I believe that special organizations are desirable in truly Alpine operations, although we have no U. S. combat experience on which to base such a belief. Had the end of the war not come just when it did, warfare in the Italian Alps would have tested the division even more sternly, and proved what trained mountain troops can do in warfare in big mountains. However, as the 10th Division pushed north from Riva5 and was about to enter upon a truly Alpine campaign, the war fortunately ended and many lives were saved.
1 To these two officers great credit is due for their part in organizing the first mountain regiment and in encouraging the War Department to continue mountain training in the face of severe criticisms. Both men were given other duties during the middle days of the war, and were unable to continue to give direct aid to mountain training. Later Nelson Walker (then Brig. Gen.) was killed by a German machine gun in France. In him the mountains and all lovers of the mountains lost a true friend. Brig. Gen. Hurdis later served with distinction against the Japanese in the Philippines.
2 Ground Force Training is progressive from the (lav a man enters a Replacement Training Center. The first stage is Individual Training, followed by Unit Training, then Combined Unit Training, and finally by the “D” Series (Divisional Maneuver Training). No “D” Series problems existed for a mountain division at any of the posts, camps, stations, or maneuver areas, but the XVI Corps, which was somewhat unfamiliar with the difficulties of mountain maneuvers in winter, drew heavily upon imagination and came up with a series that has become legendary.

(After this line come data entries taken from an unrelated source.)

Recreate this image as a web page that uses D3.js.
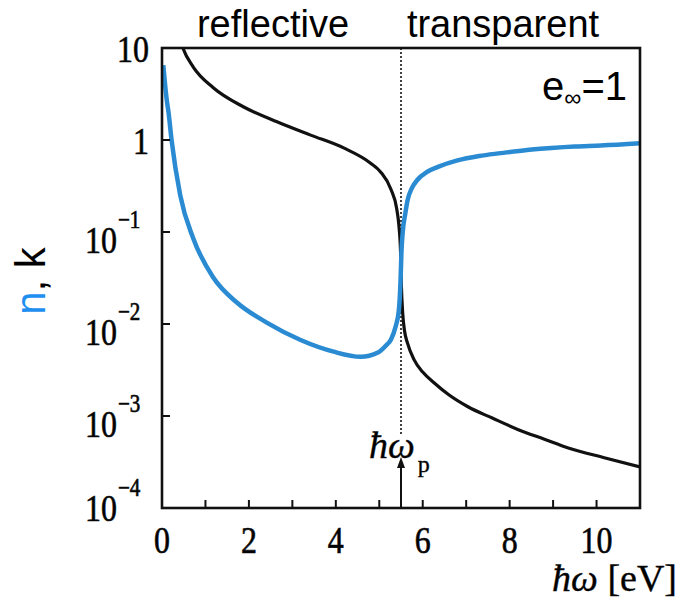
<!DOCTYPE html>
<html>
<head>
<meta charset="utf-8">
<style>
  body { margin: 0; background: white; }
  svg { display: block; }
</style>
</head>
<body>
<div id="chart"></div>
<script src="https://d3js.org/d3.v7.min.js"></script>
<script>
// extinction coefficient k (black)
const kOmega = [0.45, 0.48, 0.72, 1.18, 1.87, 2.66, 3.42, 4.18, 4.8, 5.03, 5.27, 5.4, 5.45, 5.49, 5.51, 5.54, 5.58, 5.65, 5.8, 6.0, 6.26, 6.6, 7.04, 7.6, 8.2, 8.8, 9.35, 10.2, 11.0];
const kValues = [11, 10, 6.2, 3.7, 2.3, 1.57, 1.13, 0.82, 0.56, 0.45, 0.29, 0.18, 0.12, 0.06, 0.025, 0.013, 0.0085, 0.0062, 0.0041, 0.003, 0.0023, 0.0017, 0.00126, 0.00095, 0.00071, 0.00056, 0.00045, 0.00035, 0.00028];

// refractive index n (blue)
const nOmega = [0.03, 0.11, 0.15, 0.22, 0.42, 0.72, 1.18, 1.73, 2.42, 3.19, 3.95, 4.57, 4.97, 5.15, 5.27, 5.38, 5.45, 5.49, 5.51, 5.54, 5.6, 5.65, 5.75, 5.88, 6.1, 6.35, 6.8, 7.3, 7.8, 8.4, 8.96, 9.5, 10.1, 11.0];
const nValues = [6.5, 2.7, 2.0, 1.0, 0.25, 0.085, 0.032, 0.017, 0.0103, 0.0067, 0.005, 0.0044, 0.0049, 0.0058, 0.0068, 0.0095, 0.014, 0.03, 0.06, 0.1, 0.16, 0.22, 0.3, 0.37, 0.45, 0.51, 0.6, 0.67, 0.72, 0.78, 0.82, 0.85, 0.87, 0.92];

const xTicks = [0, 2, 4, 6, 8, 10];
const xMinorTicks = [1, 2, 3, 4, 5, 6, 7, 8, 9, 10];
const yTicks = [10, 1, 0.1, 0.01, 0.001, 0.0001];
const yTickLabels = [["10", ""], ["1", ""], ["10", "\u22121"], ["10", "\u22122"], ["10", "\u22123"], ["10", "\u22124"]];
const plasmaOmega = 5.5;

const W = 679, H = 598;
const pLeft = 162, pRight = 640, pTop = 48, pBottom = 508;

const svg = d3.select("#chart").append("svg")
    .attr("width", W).attr("height", H);

const x = d3.scaleLinear().domain([0, 11]).range([pLeft, pRight]);
const y = d3.scaleLog().domain([1e-4, 10]).range([pBottom, pTop]);

svg.append("clipPath").attr("id", "clip")
    .append("rect").attr("x", pLeft).attr("y", pTop)
    .attr("width", pRight - pLeft).attr("height", pBottom - pTop);

// plasma frequency dotted line
svg.append("line")
    .attr("x1", x(plasmaOmega)).attr("x2", x(plasmaOmega))
    .attr("y1", pTop).attr("y2", 435)
    .attr("stroke", "#111").attr("stroke-width", 1.6)
    .attr("stroke-dasharray", "2,2");

const line = d3.line()
    .x(d => x(d[0]))
    .y(d => y(d[1]))
    .curve(d3.curveMonotoneX);

svg.append("path")
    .datum(kOmega.map((w, i) => [w, kValues[i]]))
    .attr("clip-path", "url(#clip)")
    .attr("fill", "none")
    .attr("stroke", "#111")
    .attr("stroke-width", 3.2)
    .attr("d", line);

svg.append("path")
    .datum(nOmega.map((w, i) => [w, nValues[i]]))
    .attr("clip-path", "url(#clip)")
    .attr("fill", "none")
    .attr("stroke", "#2a8bd2")
    .attr("stroke-width", 4.5)
    .attr("d", line);

// frame
svg.append("rect")
    .attr("x", pLeft).attr("y", pTop)
    .attr("width", pRight - pLeft).attr("height", pBottom - pTop)
    .attr("fill", "none").attr("stroke", "#111").attr("stroke-width", 2.6);

// inward ticks
svg.selectAll(".xt").data(xMinorTicks).enter().append("line")
    .attr("x1", d => x(d)).attr("x2", d => x(d))
    .attr("y1", pBottom).attr("y2", pBottom - 8)
    .attr("stroke", "#111").attr("stroke-width", 2);
svg.selectAll(".yt").data(yTicks).enter().append("line")
    .attr("x1", pLeft).attr("x2", pLeft + 8)
    .attr("y1", d => y(d)).attr("y2", d => y(d))
    .attr("stroke", "#111").attr("stroke-width", 2);

const serif = "'Liberation Serif', 'DejaVu Serif', serif";
const sans = "'Liberation Sans', Arial, sans-serif";

// scanned labels are narrow and tall: squeeze horizontally
function tickText(px, py, str, size, anchor) {
  return svg.append("text")
    .attr("transform", `translate(${px},${py}) scale(0.84,1)`)
    .attr("text-anchor", anchor)
    .attr("font-family", serif).attr("font-size", size)
    .attr("stroke", "#111").attr("stroke-width", 0.7)
    .text(str);
}

// x tick labels
xTicks.forEach(d => tickText(x(d), 553, d, 38, "middle"));

// y tick labels
yTicks.forEach((v, i) => {
  const [base, sup] = yTickLabels[i];
  const yy = y(v);
  if (!sup) {
    tickText(149, yy + 14, base, 38, "end");
  } else {
    const by = i === yTicks.length - 1 ? yy + 13 : yy + 21;
    tickText(117, by, base, 38, "end");
    tickText(118, by - 25, sup, 25, "start");
  }
});

// x axis label
const xl = svg.append("text")
    .attr("x", 677).attr("y", 591)
    .attr("text-anchor", "end")
    .attr("font-family", serif).attr("font-size", 38)
    .attr("stroke", "#111").attr("stroke-width", 0.4);
xl.append("tspan").attr("font-style", "italic").text("\u0127\u03c9");
xl.append("tspan").text(" [eV]");

// plasma label + arrow
const pl = svg.append("text")
    .attr("x", 369).attr("y", 458)
    .attr("font-family", serif).attr("font-size", 38)
    .attr("stroke", "#111").attr("stroke-width", 0.4);
pl.append("tspan").attr("font-style", "italic").text("\u0127\u03c9");
pl.append("tspan").attr("font-size", 24).attr("dy", 14).attr("dx", 3).text("p");

svg.append("line")
    .attr("x1", x(plasmaOmega)).attr("x2", x(plasmaOmega))
    .attr("y1", pBottom).attr("y2", 466)
    .attr("stroke", "#111").attr("stroke-width", 2);
svg.append("path")
    .attr("d", `M${x(plasmaOmega)},457 l-4,11 l8,0 z`)
    .attr("fill", "#111");

// y axis label
const yl = svg.append("text")
    .attr("transform", "translate(45,281) rotate(-90)")
    .attr("text-anchor", "middle")
    .attr("font-family", sans).attr("font-size", 42);
yl.append("tspan").attr("fill", "#1e8ff0").text("n");
yl.append("tspan").attr("fill", "#000").text(", k");

// region labels
svg.append("text")
    .attr("x", 273).attr("y", 37)
    .attr("text-anchor", "middle")
    .attr("font-family", sans).attr("font-size", 38)
    .text("reflective");
svg.append("text")
    .attr("x", 503).attr("y", 37)
    .attr("text-anchor", "middle")
    .attr("font-family", sans).attr("font-size", 38)
    .text("transparent");

// epsilon label
const el = svg.append("text")
    .attr("x", 627).attr("y", 100)
    .attr("text-anchor", "end")
    .attr("font-family", sans).attr("font-size", 40);
el.append("tspan").text("e");
el.append("tspan").attr("font-size", 24).attr("dy", 6).text("\u221e");
el.append("tspan").attr("dy", -6).text("=1");
</script>
</body>
</html>
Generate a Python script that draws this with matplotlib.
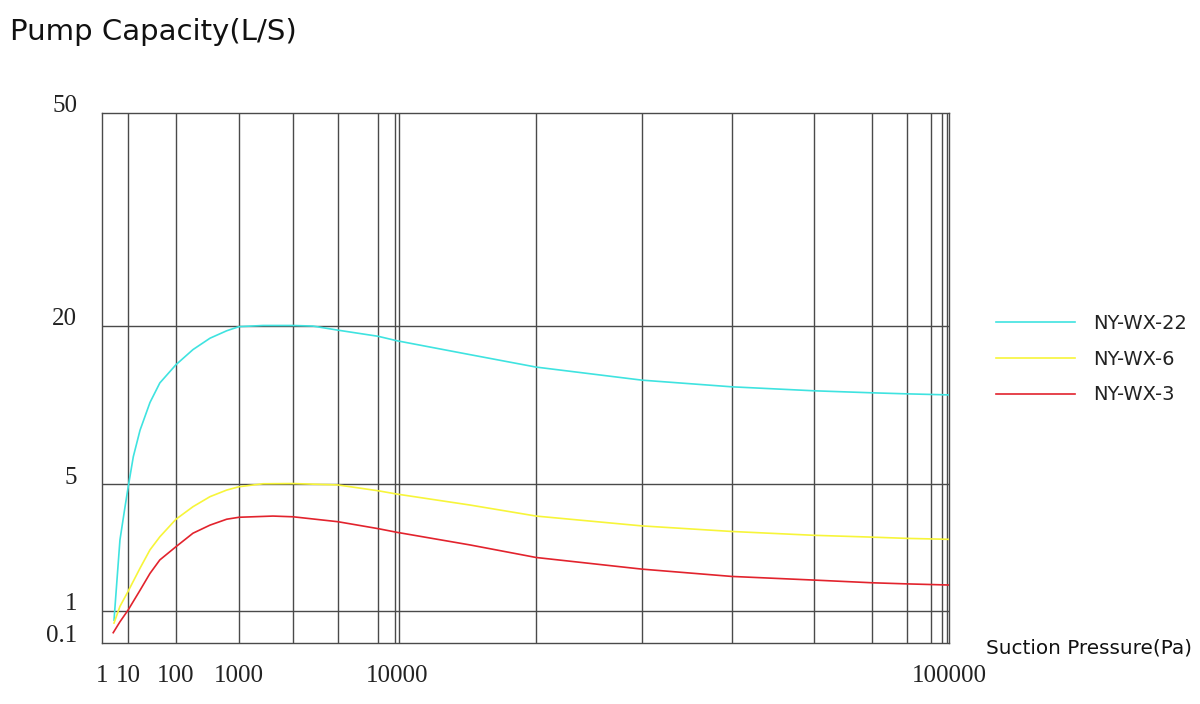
import numpy as np
import matplotlib
matplotlib.use("Agg")
import matplotlib.pyplot as plt
from matplotlib.transforms import ScaledTranslation

# ---------------- data ----------------
series_names = ["NY-WX-22", "NY-WX-6", "NY-WX-3"]

pressure_22 = [2.9, 3.7, 4.9, 7.7, 10, 12.9, 17.8, 28.7, 46, 100,
               186, 347, 638, 1000, 1420, 2200, 2940, 4230, 7590, 10000,
               13560, 17870, 27780, 40370, 56870, 72600, 83900, 100000]
capacity_22 = [0.52, 1.43, 2.46, 3.75, 4.75, 6.35, 8.0, 10.2, 12.1, 14.2,
               16.2, 17.9, 19.1, 19.8, 20.0, 20.0, 19.9, 19.2, 18.2, 17.5,
               15.5, 13.9, 12.4, 11.7, 11.3, 11.1, 11.0, 10.9]

pressure_6 = [2.9, 4.9, 10, 17.8, 28.7, 46, 100, 186, 347, 638,
              1000, 1420, 2200, 4230, 7590, 10000, 13560, 17870, 27780, 40370,
              56870, 72600, 83900, 100000]
capacity_6 = [0.42, 1.06, 1.28, 1.72, 2.17, 2.56, 3.20, 3.75, 4.26, 4.63,
              4.83, 5.01, 5.02, 4.94, 4.59, 4.40, 3.83, 3.33, 2.94, 2.74,
              2.61, 2.55, 2.51, 2.48]

pressure_3 = [2.7, 4.9, 10, 17.8, 28.7, 46, 100, 186, 347, 638,
              1000, 1640, 2200, 4230, 7590, 10000, 13560, 17870, 27780, 40370,
              56870, 72600, 83900, 100000]
capacity_3 = [0.21, 0.46, 1.01, 1.30, 1.61, 1.91, 2.26, 2.68, 2.97, 3.20,
              3.28, 3.33, 3.30, 3.10, 2.84, 2.71, 2.31, 1.97, 1.70, 1.55,
              1.48, 1.43, 1.41, 1.39]

x_ticks = [1, 10, 100, 1000, 10000, 100000]
x_tick_labels = ["1", "10", "100", "1000", "10000", "100000"]
y_ticks = [0.1, 1, 5, 20, 50]
y_tick_labels = ["0.1", "1", "5", "20", "50"]

x_grid = [10, 100, 1000, 2200, 4230, 7590, 9670, 10070, 17870, 27780,
          40370, 56870, 72600, 83900, 92660, 97100, 99040]
y_grid = [1, 5, 20]

# ---------------- custom (irregular) axis scales ----------------
X_ANCHOR_POS = np.array([0, 26, 74, 137, 295, 847], dtype=float)
Y_ANCHOR_POS = np.array([0, 32, 159, 317.5, 530], dtype=float)
X_ANCHOR_LOG = np.log10(np.array(x_ticks, dtype=float))
Y_ANCHOR_LOG = np.log10(np.array(y_ticks, dtype=float))


def x_fwd(v):
    v = np.clip(np.asarray(v, dtype=float), 1e-6, None)
    return np.interp(np.log10(v), X_ANCHOR_LOG, X_ANCHOR_POS)


def x_inv(p):
    return 10 ** np.interp(np.asarray(p, dtype=float), X_ANCHOR_POS, X_ANCHOR_LOG)


def y_fwd(v):
    v = np.clip(np.asarray(v, dtype=float), 1e-6, None)
    return np.interp(np.log10(v), Y_ANCHOR_LOG, Y_ANCHOR_POS)


def y_inv(p):
    return 10 ** np.interp(np.asarray(p, dtype=float), Y_ANCHOR_POS, Y_ANCHOR_LOG)


# ---------------- figure ----------------
W, H = 1200, 704
fig = plt.figure(figsize=(W / 100, H / 100), dpi=100)
fig.patch.set_facecolor("white")

ax_left, ax_right, ax_top, ax_bottom = 102, 949, 113, 643
ax = fig.add_axes([ax_left / W, 1 - ax_bottom / H,
                   (ax_right - ax_left) / W, (ax_bottom - ax_top) / H])

ax.set_xscale("function", functions=(x_fwd, x_inv))
ax.set_yscale("function", functions=(y_fwd, y_inv))
ax.set_xlim(1, 100000)
ax.set_ylim(0.1, 50)

grid_color = "#4a4a4a"
for gx in x_grid:
    ax.axvline(gx, color=grid_color, lw=1.0, zorder=1)
for gy in y_grid:
    ax.axhline(gy, color=grid_color, lw=1.0, zorder=1)
for sp in ax.spines.values():
    sp.set_color(grid_color)
    sp.set_linewidth(1.0)

colors = ["#3fe3e0", "#f7f53a", "#e2232d"]
ax.plot(pressure_22, capacity_22, color=colors[0], lw=1.2, label=series_names[0], zorder=3)
ax.plot(pressure_6, capacity_6, color=colors[1], lw=1.2, label=series_names[1], zorder=3)
ax.plot(pressure_3, capacity_3, color=colors[2], lw=1.2, label=series_names[2], zorder=3)

serif = ["Liberation Serif", "DejaVu Serif"]
ax.set_xticks(x_ticks)
ax.set_xticklabels(x_tick_labels, fontfamily=serif, fontsize=18, color="#222222")
ax.set_yticks(y_ticks)
ax.set_yticklabels(y_tick_labels, fontfamily=serif, fontsize=18, color="#222222")
ax.xaxis.set_minor_locator(matplotlib.ticker.NullLocator())
ax.yaxis.set_minor_locator(matplotlib.ticker.NullLocator())
ax.tick_params(axis="both", length=0)
ax.tick_params(axis="x", pad=16)
ax.tick_params(axis="y", pad=18)
shift_up = ScaledTranslation(0, 9 / 100, fig.dpi_scale_trans)
for lab in ax.get_yticklabels():
    lab.set_transform(lab.get_transform() + shift_up)

# titles
fig.text(10 / W, 1 - 40 / H, "Pump Capacity(L/S)", fontfamily="DejaVu Sans",
         fontsize=21, color="#111111", ha="left", va="baseline")
fig.text(986 / W, 1 - 654 / H, "Suction Pressure(Pa)", fontfamily="DejaVu Sans",
         fontsize=14.4, color="#111111", ha="left", va="baseline")

# legend
leg = ax.legend(loc="upper left", bbox_to_anchor=(996 / W, 1 - 314 / H),
                bbox_transform=fig.transFigure, frameon=False,
                borderaxespad=0, borderpad=0, handlelength=4.06,
                handletextpad=0.93, labelspacing=0.86,
                prop={"family": "DejaVu Sans", "size": 14})
for t in leg.get_texts():
    t.set_color("#222222")

fig.savefig("out.png", dpi=100, facecolor="white")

3 POM means “Prepared for Overseas Movement.’’
4 See Italy: The Riva Ridge, by 1st Lt. Wilson Ware; and What’s Behind That Battle Star, by Staff Sgt. Hugh Evans, this issue. Troops identified this ridge differently, depending on the proximity of various villages to their assault positions, but it was generally known as the Mancinello-Campiano or Riva ridge.
5 Situated at the northwest corner of Lake Garda in northern Italy. Not to he confused with the Riva Ridge of Mt. Belvedere, which lies in the Apennines and south of the Po.